24
Dec/20

SANCTUARY: AN AUDIO IMMERSIVE SOUNDWALK

24
Dec/20

Working Theater’s Sanctuary takes visitors on an audio journey through the welcoming community of St. John the Divine (photo by P. Kevin O’Leary)

SANCTUARY
Cathedral Church of St. John the Divine
1047 Amsterdam Ave. at 112th St.
Through December 31, free
theworkingtheater.org
www.stjohndivine.org

“What is sanctuary? Is it a place? Is it a feeling? A state of being?” a narrator asks near the start of Sanctuary, an immersive audio soundwalk about the historic Cathedral Church of St. John the Divine. Working Theater’s Five Boroughs/One City Initiative began with Adam Kraar’s Alternating Currents in Queens and includes Liba Vaynberg and Dina Vovsi’s The Only Ones and Ed Cardona Jr.’s Bamboo in Bushwick in Brooklyn, Dan Hoyle’s The Block in the Bronx, and Chisa Hutchinson’s Breaking Bread in Staten Island. It returns to Manhattan with Sanctuary, a forty-eight-minute piece that has been in progress since 2015 and is now available for free download through December 31. It is not a guided tour of the cathedral but instead is a spiritual (and secular) journey that you can experience at home. (In 2013, Working Theater staged La Ruta, an immersive play about illegal immigration, set in a truck outside the cathedral.)

Sanctuary was created by Michael Premo and Rachel Falcone of Storyline and developed with and directed by Working Theater associate artistic director Rebecca Martinez, with original devotional music by Broken Chord, recorded in the cathedral’s nave on the Duke Ellington grand piano. The soundwalk welcomes listeners into the diverse cathedral community, consisting of people who work there, visit regularly, have celebrated special occasions there, or turned to the cathedral at times of hardship or joy. Participants discuss immigration, a blue heron, 9/11, gay marriage, gardening, depression, letting go, healing, and rebuilding, accompanied by the sounds of footsteps, nature, a helicopter, sirens, and a door opening.

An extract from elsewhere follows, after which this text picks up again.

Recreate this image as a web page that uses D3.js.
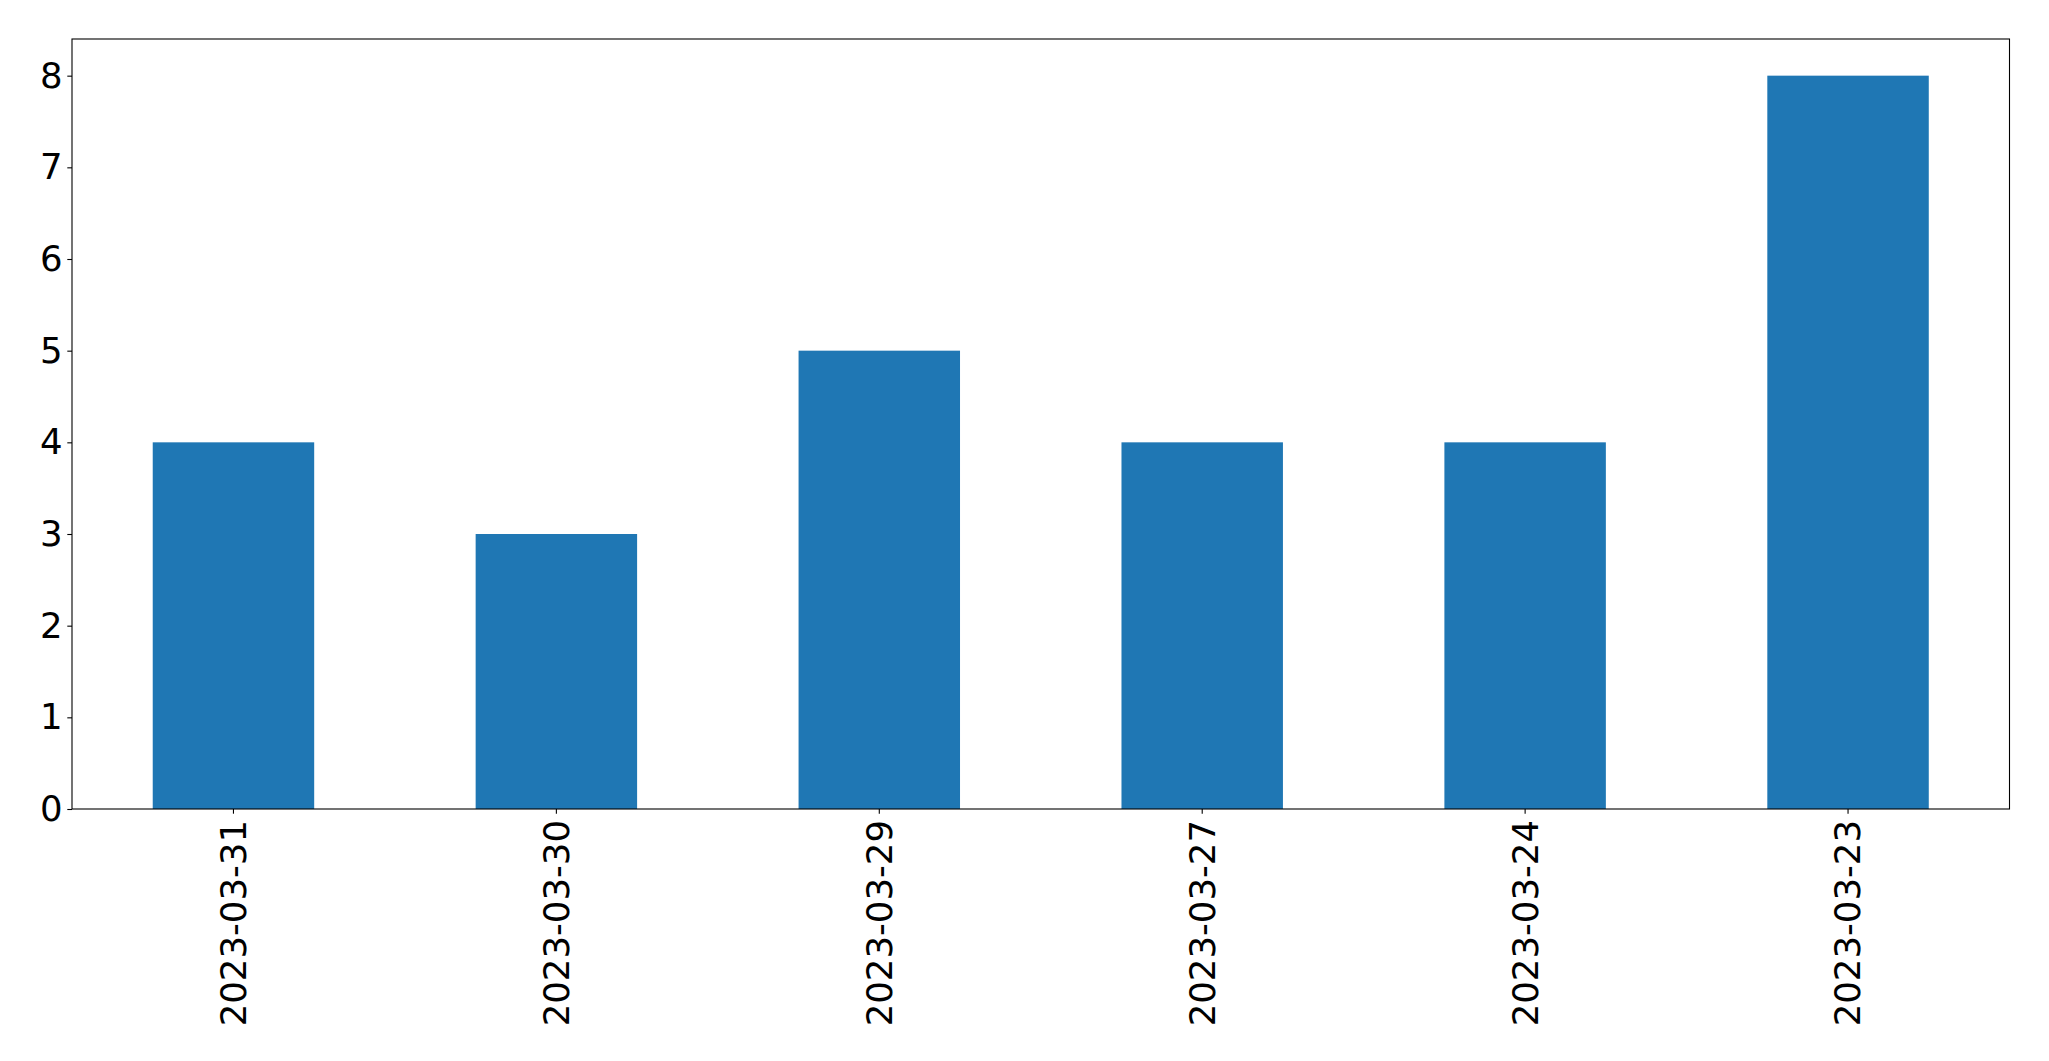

St. John the Divine has offered sanctuary to all since 1899 (photo courtesy St. John the Divine)

“We are unfinished,” one person says. A man adds, “The amount of grief that we have seems to be insurmountable. We mourn partly because so much of what we called normal is gone, and yet, we persevere.” The narrator asks, “Do we ever get where we’re going? If we arrive, are we here?”

The cathedral has been providing sanctuary since the late nineteenth century; construction by architects George Heins and Christopher Grant LaFarge began in 1892, and the first services were held there in a chapel of the crypt in 1899. The cathedral is an Episcopal church that doesn’t discriminate on any basis; in fact, it falls right in line with New York’s decision to become a sanctuary city in 2020, as delineated by Manhattan Community Board 10 here.

Sanctuary expounds on the cathedral being a revered safe space, both physically and psychologically, not only during the pandemic, but at all times. It is currently open for free to visitors; timed tickets are strongly encouraged. “What is the path you’re on?” the narrator asks. Any path leading to the historic Cathedral Church of St. John the Divine is one that is worth taking.